--- Data records ---
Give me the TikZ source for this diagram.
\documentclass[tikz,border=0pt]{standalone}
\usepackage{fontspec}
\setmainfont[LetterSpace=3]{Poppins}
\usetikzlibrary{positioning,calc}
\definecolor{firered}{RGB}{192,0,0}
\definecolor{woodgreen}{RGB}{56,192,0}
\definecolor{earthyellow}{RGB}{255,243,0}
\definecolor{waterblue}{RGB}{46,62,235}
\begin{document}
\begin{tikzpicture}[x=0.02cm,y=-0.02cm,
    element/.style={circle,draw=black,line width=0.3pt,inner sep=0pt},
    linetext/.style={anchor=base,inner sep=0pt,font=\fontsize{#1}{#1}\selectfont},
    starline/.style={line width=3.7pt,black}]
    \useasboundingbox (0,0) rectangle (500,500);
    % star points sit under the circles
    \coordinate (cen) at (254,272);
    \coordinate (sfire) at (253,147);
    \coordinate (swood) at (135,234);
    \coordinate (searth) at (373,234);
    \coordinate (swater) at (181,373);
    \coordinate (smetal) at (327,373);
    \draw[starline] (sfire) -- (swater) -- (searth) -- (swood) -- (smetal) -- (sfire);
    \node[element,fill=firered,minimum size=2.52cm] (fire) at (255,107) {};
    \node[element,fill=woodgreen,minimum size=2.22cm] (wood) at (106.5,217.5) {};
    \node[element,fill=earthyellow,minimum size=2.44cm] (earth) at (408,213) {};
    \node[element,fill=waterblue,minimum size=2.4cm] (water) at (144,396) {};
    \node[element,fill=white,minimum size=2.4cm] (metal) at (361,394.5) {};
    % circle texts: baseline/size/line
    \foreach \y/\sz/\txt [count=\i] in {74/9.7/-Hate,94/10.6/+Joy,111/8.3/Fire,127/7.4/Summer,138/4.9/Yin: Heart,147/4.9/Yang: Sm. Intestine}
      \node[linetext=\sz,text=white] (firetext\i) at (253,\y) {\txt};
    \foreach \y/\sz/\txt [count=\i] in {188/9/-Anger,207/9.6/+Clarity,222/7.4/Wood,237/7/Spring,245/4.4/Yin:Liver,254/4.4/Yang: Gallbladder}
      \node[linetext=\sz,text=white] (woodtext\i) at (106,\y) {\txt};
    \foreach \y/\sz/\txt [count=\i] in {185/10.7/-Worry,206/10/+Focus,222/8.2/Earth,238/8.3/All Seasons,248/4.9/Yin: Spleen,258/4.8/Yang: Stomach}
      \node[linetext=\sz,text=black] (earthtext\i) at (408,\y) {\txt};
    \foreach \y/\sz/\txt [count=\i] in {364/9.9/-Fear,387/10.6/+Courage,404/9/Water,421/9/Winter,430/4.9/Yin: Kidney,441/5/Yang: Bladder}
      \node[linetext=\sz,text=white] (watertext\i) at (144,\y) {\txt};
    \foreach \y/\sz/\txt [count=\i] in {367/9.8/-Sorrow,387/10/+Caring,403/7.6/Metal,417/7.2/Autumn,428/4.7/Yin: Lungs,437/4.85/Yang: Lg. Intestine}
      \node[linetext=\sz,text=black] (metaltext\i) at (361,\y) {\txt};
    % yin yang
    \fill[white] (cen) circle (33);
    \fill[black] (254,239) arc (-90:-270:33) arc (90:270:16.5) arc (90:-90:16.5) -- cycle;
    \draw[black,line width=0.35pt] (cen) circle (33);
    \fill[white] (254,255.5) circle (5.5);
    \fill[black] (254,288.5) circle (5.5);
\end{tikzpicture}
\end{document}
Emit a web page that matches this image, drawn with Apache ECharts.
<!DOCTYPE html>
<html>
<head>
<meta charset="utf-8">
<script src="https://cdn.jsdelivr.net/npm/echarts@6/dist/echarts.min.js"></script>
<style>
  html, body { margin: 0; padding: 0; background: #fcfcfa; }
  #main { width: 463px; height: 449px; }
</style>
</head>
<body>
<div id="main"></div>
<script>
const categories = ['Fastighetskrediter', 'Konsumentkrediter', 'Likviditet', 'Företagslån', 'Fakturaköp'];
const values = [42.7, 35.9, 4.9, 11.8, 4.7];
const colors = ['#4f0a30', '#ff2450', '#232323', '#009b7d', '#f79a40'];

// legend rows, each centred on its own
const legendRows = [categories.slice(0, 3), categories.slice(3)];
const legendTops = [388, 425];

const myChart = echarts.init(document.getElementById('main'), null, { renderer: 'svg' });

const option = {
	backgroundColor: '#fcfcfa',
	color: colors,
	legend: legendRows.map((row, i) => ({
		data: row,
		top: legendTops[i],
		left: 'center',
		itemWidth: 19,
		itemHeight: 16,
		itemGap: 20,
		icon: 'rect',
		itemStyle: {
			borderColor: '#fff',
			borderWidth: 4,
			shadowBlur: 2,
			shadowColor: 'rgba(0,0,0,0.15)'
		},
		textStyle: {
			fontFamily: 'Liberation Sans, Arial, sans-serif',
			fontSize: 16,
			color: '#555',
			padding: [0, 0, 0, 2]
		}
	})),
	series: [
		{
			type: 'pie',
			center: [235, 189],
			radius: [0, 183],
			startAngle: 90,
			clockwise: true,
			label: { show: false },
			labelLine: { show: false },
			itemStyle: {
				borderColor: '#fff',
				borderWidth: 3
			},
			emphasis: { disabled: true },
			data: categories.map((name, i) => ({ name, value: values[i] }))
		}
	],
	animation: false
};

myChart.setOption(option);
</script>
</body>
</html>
---
--- Data records ---
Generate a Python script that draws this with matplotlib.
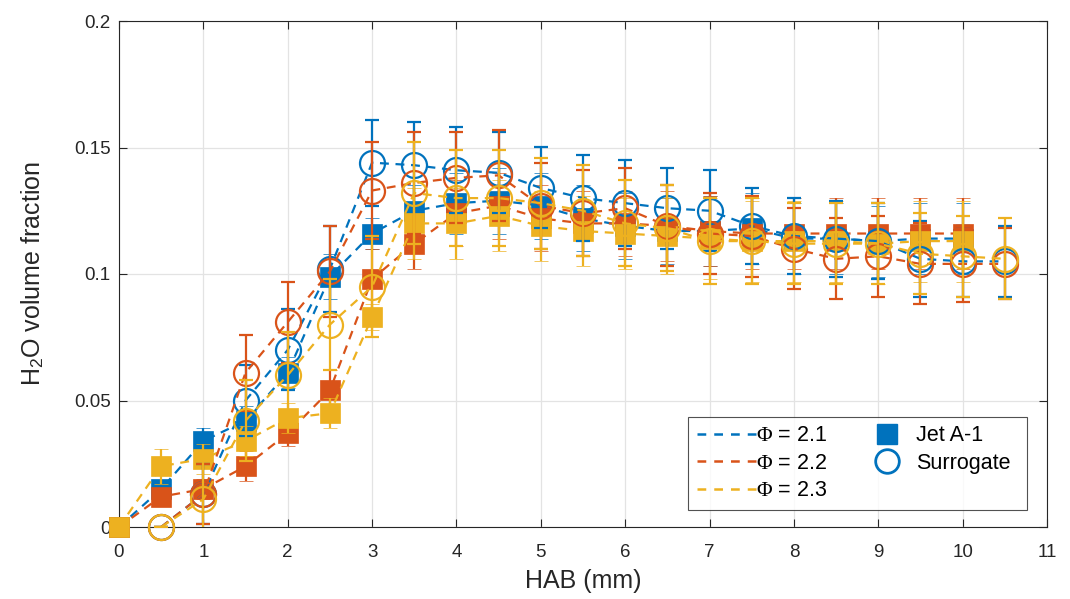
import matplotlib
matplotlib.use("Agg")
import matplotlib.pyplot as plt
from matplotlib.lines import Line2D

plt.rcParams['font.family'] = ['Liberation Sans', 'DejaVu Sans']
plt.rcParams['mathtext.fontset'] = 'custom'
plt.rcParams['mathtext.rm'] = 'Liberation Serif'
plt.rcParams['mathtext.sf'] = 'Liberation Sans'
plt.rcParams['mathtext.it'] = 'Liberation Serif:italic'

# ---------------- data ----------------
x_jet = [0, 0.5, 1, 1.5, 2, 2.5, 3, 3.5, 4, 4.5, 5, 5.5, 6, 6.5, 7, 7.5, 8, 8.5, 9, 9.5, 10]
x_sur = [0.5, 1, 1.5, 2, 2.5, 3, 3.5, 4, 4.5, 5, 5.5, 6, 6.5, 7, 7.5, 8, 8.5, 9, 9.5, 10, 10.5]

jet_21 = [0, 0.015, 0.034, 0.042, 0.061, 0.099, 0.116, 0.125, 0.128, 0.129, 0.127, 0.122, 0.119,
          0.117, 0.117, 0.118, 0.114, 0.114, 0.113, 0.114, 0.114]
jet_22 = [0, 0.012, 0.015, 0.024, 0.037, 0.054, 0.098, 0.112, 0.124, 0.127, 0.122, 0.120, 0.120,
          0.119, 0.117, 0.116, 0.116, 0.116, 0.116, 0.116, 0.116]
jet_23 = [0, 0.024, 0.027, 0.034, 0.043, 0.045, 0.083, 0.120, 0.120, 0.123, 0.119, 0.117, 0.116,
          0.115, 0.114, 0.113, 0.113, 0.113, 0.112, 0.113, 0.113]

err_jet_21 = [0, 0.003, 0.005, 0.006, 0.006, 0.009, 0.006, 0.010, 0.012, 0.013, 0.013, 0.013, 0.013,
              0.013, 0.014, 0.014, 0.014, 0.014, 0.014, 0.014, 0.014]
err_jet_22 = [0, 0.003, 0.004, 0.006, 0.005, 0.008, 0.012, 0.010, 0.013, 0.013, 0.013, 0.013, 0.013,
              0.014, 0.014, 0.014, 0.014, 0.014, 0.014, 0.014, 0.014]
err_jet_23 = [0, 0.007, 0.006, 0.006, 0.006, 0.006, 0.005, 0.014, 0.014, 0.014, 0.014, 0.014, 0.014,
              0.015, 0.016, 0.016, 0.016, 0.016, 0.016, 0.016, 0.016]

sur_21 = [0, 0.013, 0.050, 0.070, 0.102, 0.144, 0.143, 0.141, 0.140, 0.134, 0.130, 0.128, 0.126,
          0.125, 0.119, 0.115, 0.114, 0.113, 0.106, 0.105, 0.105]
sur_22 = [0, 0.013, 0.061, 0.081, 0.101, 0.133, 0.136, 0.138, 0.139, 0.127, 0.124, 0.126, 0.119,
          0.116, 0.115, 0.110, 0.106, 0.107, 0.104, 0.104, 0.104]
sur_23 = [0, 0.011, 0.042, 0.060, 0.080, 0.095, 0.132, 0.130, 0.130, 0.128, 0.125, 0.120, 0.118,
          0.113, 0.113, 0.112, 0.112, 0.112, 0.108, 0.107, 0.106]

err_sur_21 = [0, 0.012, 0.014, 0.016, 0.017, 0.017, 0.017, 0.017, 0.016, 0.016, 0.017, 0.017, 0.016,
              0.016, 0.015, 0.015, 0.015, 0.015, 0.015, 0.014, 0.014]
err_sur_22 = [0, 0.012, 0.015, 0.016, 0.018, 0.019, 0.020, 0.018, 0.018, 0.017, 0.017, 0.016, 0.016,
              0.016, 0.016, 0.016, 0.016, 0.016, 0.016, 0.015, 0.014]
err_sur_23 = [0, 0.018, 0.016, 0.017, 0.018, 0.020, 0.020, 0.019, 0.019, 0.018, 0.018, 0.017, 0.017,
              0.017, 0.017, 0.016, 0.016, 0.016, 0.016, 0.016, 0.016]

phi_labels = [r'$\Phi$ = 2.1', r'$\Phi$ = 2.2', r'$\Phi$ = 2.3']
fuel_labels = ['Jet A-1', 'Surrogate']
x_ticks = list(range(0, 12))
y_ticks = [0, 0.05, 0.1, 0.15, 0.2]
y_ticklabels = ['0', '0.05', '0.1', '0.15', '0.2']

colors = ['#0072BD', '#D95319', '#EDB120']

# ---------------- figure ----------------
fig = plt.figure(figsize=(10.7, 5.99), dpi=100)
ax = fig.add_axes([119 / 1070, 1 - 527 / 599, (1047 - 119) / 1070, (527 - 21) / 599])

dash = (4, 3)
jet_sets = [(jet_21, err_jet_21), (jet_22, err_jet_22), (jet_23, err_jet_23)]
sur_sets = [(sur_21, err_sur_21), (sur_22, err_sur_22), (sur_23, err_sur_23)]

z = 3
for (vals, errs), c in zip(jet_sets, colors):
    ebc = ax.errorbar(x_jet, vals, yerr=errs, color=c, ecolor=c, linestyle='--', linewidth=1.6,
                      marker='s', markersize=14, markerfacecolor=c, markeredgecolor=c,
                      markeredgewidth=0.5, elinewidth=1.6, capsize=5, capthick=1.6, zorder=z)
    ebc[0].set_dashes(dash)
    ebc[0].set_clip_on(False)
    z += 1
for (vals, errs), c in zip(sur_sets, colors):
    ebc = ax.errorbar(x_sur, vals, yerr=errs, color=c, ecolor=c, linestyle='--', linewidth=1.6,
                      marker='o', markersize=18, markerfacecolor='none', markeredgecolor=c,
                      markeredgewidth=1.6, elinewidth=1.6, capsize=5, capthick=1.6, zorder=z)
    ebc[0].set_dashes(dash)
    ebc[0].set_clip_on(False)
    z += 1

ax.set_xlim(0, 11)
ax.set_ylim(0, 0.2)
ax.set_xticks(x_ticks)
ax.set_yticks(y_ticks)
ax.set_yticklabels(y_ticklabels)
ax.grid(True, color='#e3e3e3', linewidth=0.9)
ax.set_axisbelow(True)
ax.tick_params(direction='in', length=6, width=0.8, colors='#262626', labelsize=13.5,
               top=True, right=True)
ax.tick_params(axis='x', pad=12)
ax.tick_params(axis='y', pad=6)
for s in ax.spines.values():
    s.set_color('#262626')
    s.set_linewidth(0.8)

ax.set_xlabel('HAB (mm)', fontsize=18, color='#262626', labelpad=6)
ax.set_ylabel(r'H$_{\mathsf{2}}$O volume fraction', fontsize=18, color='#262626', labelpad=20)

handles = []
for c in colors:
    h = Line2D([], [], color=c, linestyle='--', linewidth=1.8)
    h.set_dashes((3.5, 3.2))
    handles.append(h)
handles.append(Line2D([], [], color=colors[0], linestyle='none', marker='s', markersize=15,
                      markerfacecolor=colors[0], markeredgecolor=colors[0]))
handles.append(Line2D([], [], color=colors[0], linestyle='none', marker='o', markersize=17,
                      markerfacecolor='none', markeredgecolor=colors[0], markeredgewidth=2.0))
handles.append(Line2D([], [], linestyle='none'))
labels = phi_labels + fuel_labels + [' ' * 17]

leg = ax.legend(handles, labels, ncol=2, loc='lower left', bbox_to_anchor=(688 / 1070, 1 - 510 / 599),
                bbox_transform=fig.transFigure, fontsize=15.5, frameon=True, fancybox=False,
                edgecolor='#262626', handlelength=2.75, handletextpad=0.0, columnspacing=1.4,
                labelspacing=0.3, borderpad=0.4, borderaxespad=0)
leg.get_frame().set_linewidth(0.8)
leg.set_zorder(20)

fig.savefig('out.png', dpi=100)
---
--- Data records ---
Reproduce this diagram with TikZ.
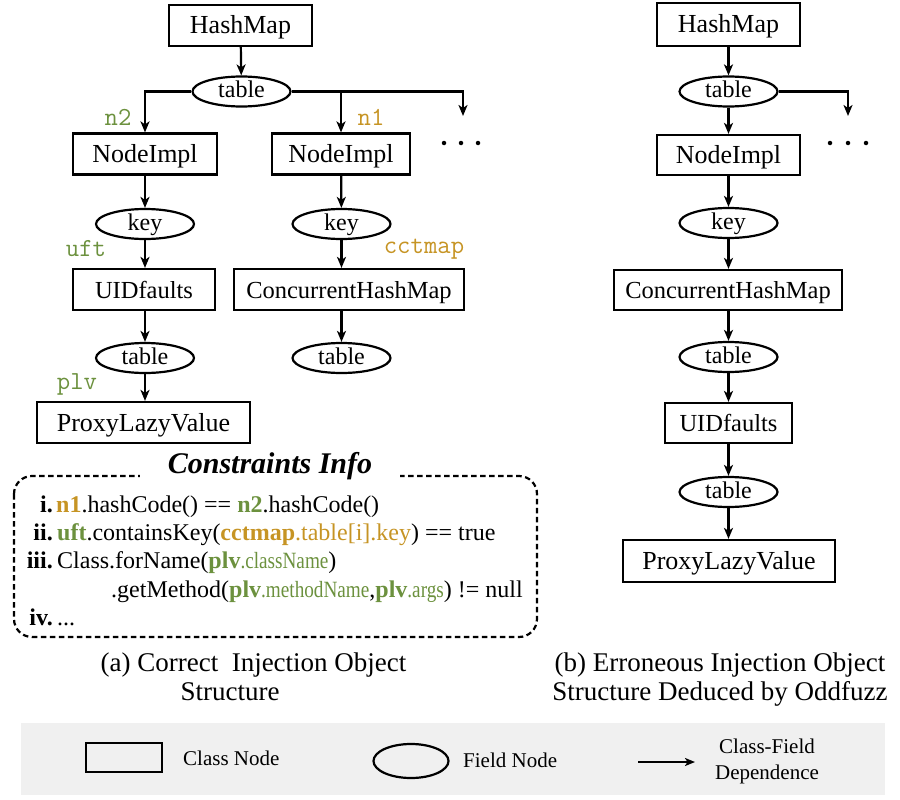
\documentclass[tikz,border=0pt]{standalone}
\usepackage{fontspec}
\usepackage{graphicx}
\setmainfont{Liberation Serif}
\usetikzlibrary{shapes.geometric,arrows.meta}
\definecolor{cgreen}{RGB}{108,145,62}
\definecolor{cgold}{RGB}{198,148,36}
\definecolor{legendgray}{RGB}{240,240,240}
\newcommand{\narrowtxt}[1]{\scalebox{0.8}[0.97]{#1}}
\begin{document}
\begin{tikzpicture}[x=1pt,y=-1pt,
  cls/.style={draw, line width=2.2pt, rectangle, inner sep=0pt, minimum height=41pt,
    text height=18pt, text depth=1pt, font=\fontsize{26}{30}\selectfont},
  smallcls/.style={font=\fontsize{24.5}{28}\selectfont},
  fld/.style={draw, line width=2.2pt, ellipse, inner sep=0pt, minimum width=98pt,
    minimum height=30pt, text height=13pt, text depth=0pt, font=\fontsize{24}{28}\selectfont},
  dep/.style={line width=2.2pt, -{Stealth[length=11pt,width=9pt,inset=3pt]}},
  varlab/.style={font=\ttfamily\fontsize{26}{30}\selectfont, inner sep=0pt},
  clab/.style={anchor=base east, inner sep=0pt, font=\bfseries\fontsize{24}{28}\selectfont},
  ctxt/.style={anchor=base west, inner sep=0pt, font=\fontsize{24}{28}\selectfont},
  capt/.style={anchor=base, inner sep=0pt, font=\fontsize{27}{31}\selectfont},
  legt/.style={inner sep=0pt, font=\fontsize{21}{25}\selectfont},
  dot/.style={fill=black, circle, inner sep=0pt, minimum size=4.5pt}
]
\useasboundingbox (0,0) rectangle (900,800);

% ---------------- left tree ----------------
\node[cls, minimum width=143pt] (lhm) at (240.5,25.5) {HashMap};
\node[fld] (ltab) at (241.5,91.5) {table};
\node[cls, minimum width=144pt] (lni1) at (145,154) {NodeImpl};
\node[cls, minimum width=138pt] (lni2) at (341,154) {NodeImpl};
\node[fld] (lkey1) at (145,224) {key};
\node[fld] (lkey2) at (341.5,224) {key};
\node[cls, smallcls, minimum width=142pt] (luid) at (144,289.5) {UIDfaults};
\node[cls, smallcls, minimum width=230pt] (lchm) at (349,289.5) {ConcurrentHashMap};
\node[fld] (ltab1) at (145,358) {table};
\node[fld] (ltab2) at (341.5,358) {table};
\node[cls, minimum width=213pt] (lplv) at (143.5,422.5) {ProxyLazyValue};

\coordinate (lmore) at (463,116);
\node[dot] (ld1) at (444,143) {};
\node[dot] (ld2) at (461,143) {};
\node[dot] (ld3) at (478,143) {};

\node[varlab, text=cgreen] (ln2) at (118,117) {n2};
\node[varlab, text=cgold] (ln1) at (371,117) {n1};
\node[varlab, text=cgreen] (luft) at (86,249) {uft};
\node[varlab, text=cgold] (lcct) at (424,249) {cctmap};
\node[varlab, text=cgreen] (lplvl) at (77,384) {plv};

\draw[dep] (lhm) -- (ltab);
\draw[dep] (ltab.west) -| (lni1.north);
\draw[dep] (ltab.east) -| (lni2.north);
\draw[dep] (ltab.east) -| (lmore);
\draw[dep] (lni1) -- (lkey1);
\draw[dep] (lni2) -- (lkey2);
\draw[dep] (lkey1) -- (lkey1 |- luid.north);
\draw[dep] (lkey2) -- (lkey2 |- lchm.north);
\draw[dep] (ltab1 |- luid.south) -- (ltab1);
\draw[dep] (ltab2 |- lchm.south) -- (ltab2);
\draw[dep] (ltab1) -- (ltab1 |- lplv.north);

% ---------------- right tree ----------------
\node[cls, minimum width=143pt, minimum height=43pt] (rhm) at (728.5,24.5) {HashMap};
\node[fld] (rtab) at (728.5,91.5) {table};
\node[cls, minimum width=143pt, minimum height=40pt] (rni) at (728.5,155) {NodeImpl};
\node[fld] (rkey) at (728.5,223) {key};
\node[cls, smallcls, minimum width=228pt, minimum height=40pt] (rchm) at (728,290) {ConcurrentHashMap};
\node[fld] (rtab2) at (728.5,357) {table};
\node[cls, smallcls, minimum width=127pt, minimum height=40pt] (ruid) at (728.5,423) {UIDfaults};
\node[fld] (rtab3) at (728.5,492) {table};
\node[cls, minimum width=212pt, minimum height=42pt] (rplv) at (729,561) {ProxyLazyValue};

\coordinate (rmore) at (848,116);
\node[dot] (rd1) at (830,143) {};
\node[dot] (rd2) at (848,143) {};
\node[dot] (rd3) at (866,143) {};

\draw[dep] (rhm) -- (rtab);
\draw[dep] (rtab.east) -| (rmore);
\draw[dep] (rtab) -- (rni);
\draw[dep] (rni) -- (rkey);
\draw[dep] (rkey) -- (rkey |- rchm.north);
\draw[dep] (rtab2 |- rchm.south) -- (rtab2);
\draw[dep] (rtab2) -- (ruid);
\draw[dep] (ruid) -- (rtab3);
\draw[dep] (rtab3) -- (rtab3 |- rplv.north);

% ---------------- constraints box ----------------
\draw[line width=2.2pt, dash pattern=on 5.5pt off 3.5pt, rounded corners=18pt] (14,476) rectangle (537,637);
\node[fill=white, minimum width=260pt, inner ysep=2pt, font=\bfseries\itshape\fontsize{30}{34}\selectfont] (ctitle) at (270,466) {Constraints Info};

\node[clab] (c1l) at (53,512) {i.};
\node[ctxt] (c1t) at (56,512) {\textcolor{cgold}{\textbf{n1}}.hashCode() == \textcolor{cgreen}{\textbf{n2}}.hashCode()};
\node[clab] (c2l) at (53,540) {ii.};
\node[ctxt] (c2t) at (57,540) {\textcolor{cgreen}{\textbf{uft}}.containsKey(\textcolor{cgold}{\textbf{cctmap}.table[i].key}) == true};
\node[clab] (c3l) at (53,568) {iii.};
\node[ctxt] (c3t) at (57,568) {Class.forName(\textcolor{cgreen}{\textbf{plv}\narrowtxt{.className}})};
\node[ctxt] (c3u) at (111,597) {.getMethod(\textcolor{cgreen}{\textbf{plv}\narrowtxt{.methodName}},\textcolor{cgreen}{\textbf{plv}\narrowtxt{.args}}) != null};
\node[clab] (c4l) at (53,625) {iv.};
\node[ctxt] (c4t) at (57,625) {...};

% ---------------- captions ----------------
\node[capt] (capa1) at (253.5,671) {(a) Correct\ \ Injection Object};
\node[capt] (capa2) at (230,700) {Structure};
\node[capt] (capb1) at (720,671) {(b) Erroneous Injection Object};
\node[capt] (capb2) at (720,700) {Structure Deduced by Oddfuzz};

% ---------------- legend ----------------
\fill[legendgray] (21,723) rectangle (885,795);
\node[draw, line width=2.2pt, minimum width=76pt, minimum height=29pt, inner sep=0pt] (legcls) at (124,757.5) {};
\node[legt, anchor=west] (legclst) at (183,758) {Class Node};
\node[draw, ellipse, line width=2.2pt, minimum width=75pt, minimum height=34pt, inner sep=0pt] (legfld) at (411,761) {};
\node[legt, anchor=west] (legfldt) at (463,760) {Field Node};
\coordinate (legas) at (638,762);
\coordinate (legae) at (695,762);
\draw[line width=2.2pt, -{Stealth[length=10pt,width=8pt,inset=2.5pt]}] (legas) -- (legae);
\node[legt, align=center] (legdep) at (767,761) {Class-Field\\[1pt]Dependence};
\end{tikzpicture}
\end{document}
---
Exercise prompt
All lines above from the one containing "Generate a Python" through the one containing "from matplotlib.lines import Line2D" are to be quoted exactly, and only those; pictures are left out.

Solution for this problem
Generate a Python script that draws this with matplotlib.
import matplotlib
matplotlib.use("Agg")
import matplotlib.pyplot as plt
from matplotlib.lines import Line2D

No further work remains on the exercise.